Люди и праздники. Святцы культуры (Генис) - страница 194

За день я, как на машине времени, пронзил все сезоны. Горы – календарь, поставленный на попа. Поднимаясь, мы отказываемся от его разноцветных дней ради совокупности всех цветов, собранных белизной альпийских пиков. Белое все покрывает собой: седина – голову, ромашки – могилу, снег – крышу. В горах погода так капризна, что хоровод снежных туч, облаков и туманов заставляет сменить оптику, перейдя с фотографии на кино. Иной, нечеловеческий, ритм перемен открывает и другую – метафизическую – перспективу. Там, где кончается зона земледелия, там, куда не добирается скотоводство, там, где нечего делать грибникам, начинается божья делянка. Тут нельзя жить, но можно молиться.

11 декабря

Ко дню рождения Александра Солженицына

Советская власть приучила нас к литературному двоеверию. Мы привыкли жить с двумя наборами писателей. Одних назначали, других любили. Понятно, что они никогда не смешивались. Как говорил Довлатов, “они нас не берут в литературу, но мы бы их и в трамвай не пустили”. С падением цензуры первые отпали за ненадобностью. Когда печатают то, что покупают, покупают то, о чем говорят. Это и называется демократией – как бы она нас ни раздражала.

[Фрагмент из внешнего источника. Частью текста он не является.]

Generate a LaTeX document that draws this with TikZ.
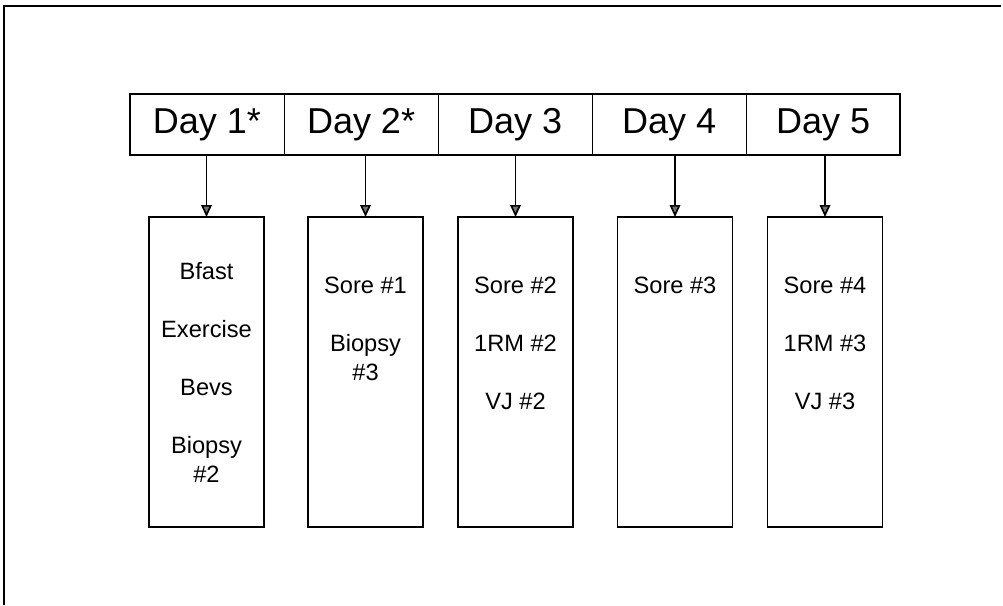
\documentclass[tikz,border=0pt]{standalone}
\usepackage{fontspec}
\setmainfont{Liberation Sans}
\usetikzlibrary{arrows.meta,positioning}

\begin{document}
\begin{tikzpicture}[x=0.025cm,y=-0.025cm,
  >={Triangle[length=8.5pt,width=7.5pt,fill=black!55]},
  daycell/.style={draw,line width=0.7pt,outer sep=0pt,inner sep=0pt,
    minimum width=3.85cm,minimum height=1.525cm,font=\fontsize{25.6}{30}\selectfont},
  tallbox/.style={draw,line width=0.9pt,outer sep=0pt,inner sep=0pt,anchor=north,
    minimum width=2.875cm,minimum height=7.75cm},
  item/.style={anchor=base,align=center,inner sep=0pt,font=\fontsize{16.8}{20.3}\selectfont},
  link/.style={->,line width=1.2pt}]
  \useasboundingbox (0,0) rectangle (1003,605);
  % frame, only top and left edge in view
  \coordinate (frtop) at (1001,6);
  \coordinate (frcorner) at (4,6);
  \coordinate (frbottom) at (4,605);
  \draw[line width=1.4pt] (frtop) -- (frcorner) -- (frbottom);
  % header row of days
  \node[daycell] (d1) at (207,124.5) {Day 1*};
  \node[daycell,right=0pt of d1] (d2) {Day 2*};
  \node[daycell,right=0pt of d2] (d3) {Day 3};
  \node[daycell,right=0pt of d3] (d4) {Day 4};
  \node[daycell,right=0pt of d4] (d5) {Day 5};
  \draw[line width=1.4pt] (d1.north west) rectangle (d5.south east);
  % boxes below
  \node[tallbox] (b1) at (206.5,217) {};
  \node[tallbox] (b2) at (365.5,217) {};
  \node[tallbox] (b3) at (515.5,217) {};
  \node[tallbox] (b4) at (675,217) {};
  \node[tallbox] (b5) at (825,217) {};
  \draw[link] (b1.north |- d1.south) -- (b1.north);
  \draw[link] (b2.north |- d2.south) -- (b2.north);
  \draw[link] (b3.north |- d3.south) -- (b3.north);
  \draw[link] (b4.north |- d4.south) -- (b4.north);
  \draw[link] (b5.north |- d5.south) -- (b5.north);
  % day 1 (base of a two-line node is its last line)
  \node[item] (b1a) at (206.5,279) {Bfast};
  \node[item] (b1b) at (206.5,337) {Exercise};
  \node[item] (b1c) at (206.5,395) {Bevs};
  \node[item] (b1d) at (206.5,482) {Biopsy\\\#2};
  % day 2
  \node[item] (b2a) at (365.5,293) {Sore \#1};
  \node[item] (b2b) at (365.5,380) {Biopsy\\\#3};
  % day 3
  \node[item] (b3a) at (515.5,293) {Sore \#2};
  \node[item] (b3b) at (515.5,351) {1RM \#2};
  \node[item] (b3c) at (515.5,409) {VJ \#2};
  % day 4
  \node[item] (b4a) at (675,293) {Sore \#3};
  % day 5
  \node[item] (b5a) at (825,293) {Sore \#4};
  \node[item] (b5b) at (825,351) {1RM \#3};
  \node[item] (b5c) at (825,409) {VJ \#3};
\end{tikzpicture}
\end{document}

От бывшего раздвоения осталось одно исключение: Солженицын. Конечно, трудно причислить великого диссидента к официальным писателям, но ведь и к остальным авторам его не отнесешь. Солженицыну нельзя ни с кем равняться. Даже не потому, что не с кем, а потому, что нечем: он принадлежит другой литературе, написанной на другом языке в другую эпоху для других читателей.

Солженицын добился всего, о чем может мечтать писатель. Я не говорю о славе, тиражах, премиях. Важнее, что он утвердил свое представление о роли писателя, который для него был посредником между Богом и человеком. Писатель как проводник Божьего промысла, его уста и инструмент. С таким не поспоришь. Он пророк, которому положено “глаголом жечь сердца людей”. Но ему также доступна хоть и высшая, но вполне практичная государственная мудрость.

Солженицын еще с советских времен отводил себе ту роль, о которой мечтал Мандельштам. Поэт, говорил он, должен быть монастырем при князе, который держит его для совета. Именно так понимал свою ответственность перед Богом и историей Солженицын, давая советы вождям. Вопрос не в том, слушались ли они. Главное, что Солженицын был уверен в своем праве и обязанности делиться полезным. В сущности, он являл собой последний пример писателя как оракула.

12 декабря

Ко дню рождения Эдварда Мунка

Мунк писал внутренний мир человека, но на изображенной им мятущейся душе отразились внешние впечатления от родного художнику пейзажа. Говоря иначе – фьорды. В принципе, это всего лишь ущелье, заполненное водой. Но вода эта такого чернильного цвета, что в нее можно макать перо и писать саги. В пейзаже разлита столь бешеная турбулентность, что и стоя на месте не перестаешь мчаться по изгибам фьорда. Этот парадокс – застывшее движение – встречает нас на полотнах Мунка. Раньше физиков открыв волновую природу мира, художник “зарядил” свои фигуры энергией ужаса, которая разрушает обычные каналы восприятия. Центральным в творчестве молодого Мунка было искусство субъективного пейзажа, зараженного авторскими эмоциями. Выплеснув в окружающее потаенные кошмары, художник заставил мир кричать.